>> Start DATA SEGMENT

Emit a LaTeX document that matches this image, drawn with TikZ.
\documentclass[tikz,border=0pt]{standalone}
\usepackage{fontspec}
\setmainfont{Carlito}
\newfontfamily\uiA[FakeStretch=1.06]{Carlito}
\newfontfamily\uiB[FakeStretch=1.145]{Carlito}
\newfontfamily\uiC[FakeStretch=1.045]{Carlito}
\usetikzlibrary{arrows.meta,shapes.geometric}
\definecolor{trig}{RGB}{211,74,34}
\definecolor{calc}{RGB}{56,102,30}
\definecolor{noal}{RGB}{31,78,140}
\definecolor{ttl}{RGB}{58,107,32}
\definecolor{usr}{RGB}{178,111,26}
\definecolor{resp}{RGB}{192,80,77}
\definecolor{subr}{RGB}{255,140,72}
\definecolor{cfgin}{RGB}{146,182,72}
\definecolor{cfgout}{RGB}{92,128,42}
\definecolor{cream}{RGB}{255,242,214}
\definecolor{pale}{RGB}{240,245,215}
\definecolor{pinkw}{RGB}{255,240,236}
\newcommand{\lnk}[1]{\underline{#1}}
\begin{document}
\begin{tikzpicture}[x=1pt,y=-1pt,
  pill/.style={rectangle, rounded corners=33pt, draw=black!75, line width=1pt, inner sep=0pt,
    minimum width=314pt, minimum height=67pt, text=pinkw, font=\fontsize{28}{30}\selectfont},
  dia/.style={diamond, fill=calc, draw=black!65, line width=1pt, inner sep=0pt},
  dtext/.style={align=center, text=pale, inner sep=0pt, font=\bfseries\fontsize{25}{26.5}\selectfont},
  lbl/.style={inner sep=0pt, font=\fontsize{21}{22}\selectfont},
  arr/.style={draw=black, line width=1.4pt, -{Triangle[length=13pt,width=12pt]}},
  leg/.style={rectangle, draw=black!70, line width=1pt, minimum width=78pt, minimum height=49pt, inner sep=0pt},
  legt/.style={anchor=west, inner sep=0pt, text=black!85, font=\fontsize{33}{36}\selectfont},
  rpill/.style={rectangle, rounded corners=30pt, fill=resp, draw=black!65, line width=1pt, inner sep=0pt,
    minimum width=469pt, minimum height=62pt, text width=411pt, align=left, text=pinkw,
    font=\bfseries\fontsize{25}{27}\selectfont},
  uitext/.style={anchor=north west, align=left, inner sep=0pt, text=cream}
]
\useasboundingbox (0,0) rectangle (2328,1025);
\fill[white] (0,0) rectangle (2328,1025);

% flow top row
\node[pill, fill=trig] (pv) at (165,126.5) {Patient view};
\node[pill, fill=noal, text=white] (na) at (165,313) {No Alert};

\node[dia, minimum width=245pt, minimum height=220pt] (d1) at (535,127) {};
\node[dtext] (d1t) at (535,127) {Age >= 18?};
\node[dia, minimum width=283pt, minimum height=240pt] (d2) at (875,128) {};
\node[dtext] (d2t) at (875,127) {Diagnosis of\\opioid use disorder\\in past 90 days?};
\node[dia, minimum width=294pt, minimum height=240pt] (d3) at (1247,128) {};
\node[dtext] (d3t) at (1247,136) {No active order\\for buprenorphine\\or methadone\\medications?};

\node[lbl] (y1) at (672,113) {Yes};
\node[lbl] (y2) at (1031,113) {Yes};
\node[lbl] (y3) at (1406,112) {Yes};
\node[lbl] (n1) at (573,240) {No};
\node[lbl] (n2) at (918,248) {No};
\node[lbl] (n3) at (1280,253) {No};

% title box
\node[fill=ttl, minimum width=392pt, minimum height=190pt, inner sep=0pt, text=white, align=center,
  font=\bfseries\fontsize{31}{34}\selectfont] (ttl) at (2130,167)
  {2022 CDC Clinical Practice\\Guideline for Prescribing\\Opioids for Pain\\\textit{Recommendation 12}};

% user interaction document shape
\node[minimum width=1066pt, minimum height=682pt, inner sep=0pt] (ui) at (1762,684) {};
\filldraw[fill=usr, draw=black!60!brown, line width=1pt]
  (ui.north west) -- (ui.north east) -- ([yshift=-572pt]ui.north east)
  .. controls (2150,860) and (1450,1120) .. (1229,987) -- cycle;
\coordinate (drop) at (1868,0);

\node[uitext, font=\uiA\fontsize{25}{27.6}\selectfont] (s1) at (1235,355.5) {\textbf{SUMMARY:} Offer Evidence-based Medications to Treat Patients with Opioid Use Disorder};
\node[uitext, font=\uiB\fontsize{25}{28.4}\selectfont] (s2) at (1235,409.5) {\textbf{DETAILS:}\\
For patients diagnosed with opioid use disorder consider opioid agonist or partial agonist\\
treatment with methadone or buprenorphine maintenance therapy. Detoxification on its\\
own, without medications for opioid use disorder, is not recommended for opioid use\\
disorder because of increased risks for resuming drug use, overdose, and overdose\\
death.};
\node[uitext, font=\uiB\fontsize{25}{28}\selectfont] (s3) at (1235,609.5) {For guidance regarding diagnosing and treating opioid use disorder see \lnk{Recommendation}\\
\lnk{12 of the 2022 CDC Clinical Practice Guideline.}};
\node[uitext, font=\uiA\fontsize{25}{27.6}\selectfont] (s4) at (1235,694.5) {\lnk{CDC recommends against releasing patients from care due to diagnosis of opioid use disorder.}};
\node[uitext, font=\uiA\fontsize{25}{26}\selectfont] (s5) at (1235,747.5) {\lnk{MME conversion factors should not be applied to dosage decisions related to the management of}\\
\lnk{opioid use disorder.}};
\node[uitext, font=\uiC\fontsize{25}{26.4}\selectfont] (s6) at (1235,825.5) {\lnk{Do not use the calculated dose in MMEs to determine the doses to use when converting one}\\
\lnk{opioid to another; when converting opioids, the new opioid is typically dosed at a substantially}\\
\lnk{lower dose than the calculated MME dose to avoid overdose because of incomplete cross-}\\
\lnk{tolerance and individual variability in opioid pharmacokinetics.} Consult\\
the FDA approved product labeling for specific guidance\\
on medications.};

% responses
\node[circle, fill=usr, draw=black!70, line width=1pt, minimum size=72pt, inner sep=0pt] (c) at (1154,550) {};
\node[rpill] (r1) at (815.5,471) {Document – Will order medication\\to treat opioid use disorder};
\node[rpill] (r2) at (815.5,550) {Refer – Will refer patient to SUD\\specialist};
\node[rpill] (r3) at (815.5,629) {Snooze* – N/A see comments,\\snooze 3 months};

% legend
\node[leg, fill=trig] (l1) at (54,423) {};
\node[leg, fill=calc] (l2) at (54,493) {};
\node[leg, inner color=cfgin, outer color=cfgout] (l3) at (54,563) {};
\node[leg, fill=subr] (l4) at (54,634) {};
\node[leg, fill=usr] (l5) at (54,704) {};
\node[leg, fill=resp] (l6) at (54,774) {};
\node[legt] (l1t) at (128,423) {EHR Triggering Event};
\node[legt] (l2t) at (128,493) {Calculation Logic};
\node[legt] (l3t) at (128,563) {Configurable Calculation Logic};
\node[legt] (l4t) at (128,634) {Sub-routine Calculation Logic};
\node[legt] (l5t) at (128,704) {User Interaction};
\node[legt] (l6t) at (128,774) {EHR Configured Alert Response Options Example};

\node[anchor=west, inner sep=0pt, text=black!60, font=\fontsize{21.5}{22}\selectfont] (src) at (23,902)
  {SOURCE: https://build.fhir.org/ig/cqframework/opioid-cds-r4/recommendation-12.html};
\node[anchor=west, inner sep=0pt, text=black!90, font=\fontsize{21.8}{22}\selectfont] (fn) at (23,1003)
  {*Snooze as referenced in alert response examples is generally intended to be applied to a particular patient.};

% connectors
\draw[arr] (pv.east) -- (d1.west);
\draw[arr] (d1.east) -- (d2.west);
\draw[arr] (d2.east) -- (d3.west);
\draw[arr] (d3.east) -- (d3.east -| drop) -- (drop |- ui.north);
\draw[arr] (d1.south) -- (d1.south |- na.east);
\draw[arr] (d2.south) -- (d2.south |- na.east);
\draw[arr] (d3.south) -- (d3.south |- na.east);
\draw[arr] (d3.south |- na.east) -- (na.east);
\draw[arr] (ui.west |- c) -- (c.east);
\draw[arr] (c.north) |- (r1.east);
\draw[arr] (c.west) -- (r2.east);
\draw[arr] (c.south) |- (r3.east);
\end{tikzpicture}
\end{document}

>> End DATA SEGMENT

#### EXERCISE DIRECTIONS
Return, please, the lines of the data from the first through the line containing "fill=noal, text=white] (na)", both kept, exactly as they stand and nothing more.

#### RESULT FOR THIS TASK
Emit a LaTeX document that matches this image, drawn with TikZ.
\documentclass[tikz,border=0pt]{standalone}
\usepackage{fontspec}
\setmainfont{Carlito}
\newfontfamily\uiA[FakeStretch=1.06]{Carlito}
\newfontfamily\uiB[FakeStretch=1.145]{Carlito}
\newfontfamily\uiC[FakeStretch=1.045]{Carlito}
\usetikzlibrary{arrows.meta,shapes.geometric}
\definecolor{trig}{RGB}{211,74,34}
\definecolor{calc}{RGB}{56,102,30}
\definecolor{noal}{RGB}{31,78,140}
\definecolor{ttl}{RGB}{58,107,32}
\definecolor{usr}{RGB}{178,111,26}
\definecolor{resp}{RGB}{192,80,77}
\definecolor{subr}{RGB}{255,140,72}
\definecolor{cfgin}{RGB}{146,182,72}
\definecolor{cfgout}{RGB}{92,128,42}
\definecolor{cream}{RGB}{255,242,214}
\definecolor{pale}{RGB}{240,245,215}
\definecolor{pinkw}{RGB}{255,240,236}
\newcommand{\lnk}[1]{\underline{#1}}
\begin{document}
\begin{tikzpicture}[x=1pt,y=-1pt,
  pill/.style={rectangle, rounded corners=33pt, draw=black!75, line width=1pt, inner sep=0pt,
    minimum width=314pt, minimum height=67pt, text=pinkw, font=\fontsize{28}{30}\selectfont},
  dia/.style={diamond, fill=calc, draw=black!65, line width=1pt, inner sep=0pt},
  dtext/.style={align=center, text=pale, inner sep=0pt, font=\bfseries\fontsize{25}{26.5}\selectfont},
  lbl/.style={inner sep=0pt, font=\fontsize{21}{22}\selectfont},
  arr/.style={draw=black, line width=1.4pt, -{Triangle[length=13pt,width=12pt]}},
  leg/.style={rectangle, draw=black!70, line width=1pt, minimum width=78pt, minimum height=49pt, inner sep=0pt},
  legt/.style={anchor=west, inner sep=0pt, text=black!85, font=\fontsize{33}{36}\selectfont},
  rpill/.style={rectangle, rounded corners=30pt, fill=resp, draw=black!65, line width=1pt, inner sep=0pt,
    minimum width=469pt, minimum height=62pt, text width=411pt, align=left, text=pinkw,
    font=\bfseries\fontsize{25}{27}\selectfont},
  uitext/.style={anchor=north west, align=left, inner sep=0pt, text=cream}
]
\useasboundingbox (0,0) rectangle (2328,1025);
\fill[white] (0,0) rectangle (2328,1025);

% flow top row
\node[pill, fill=trig] (pv) at (165,126.5) {Patient view};
\node[pill, fill=noal, text=white] (na) at (165,313) {No Alert};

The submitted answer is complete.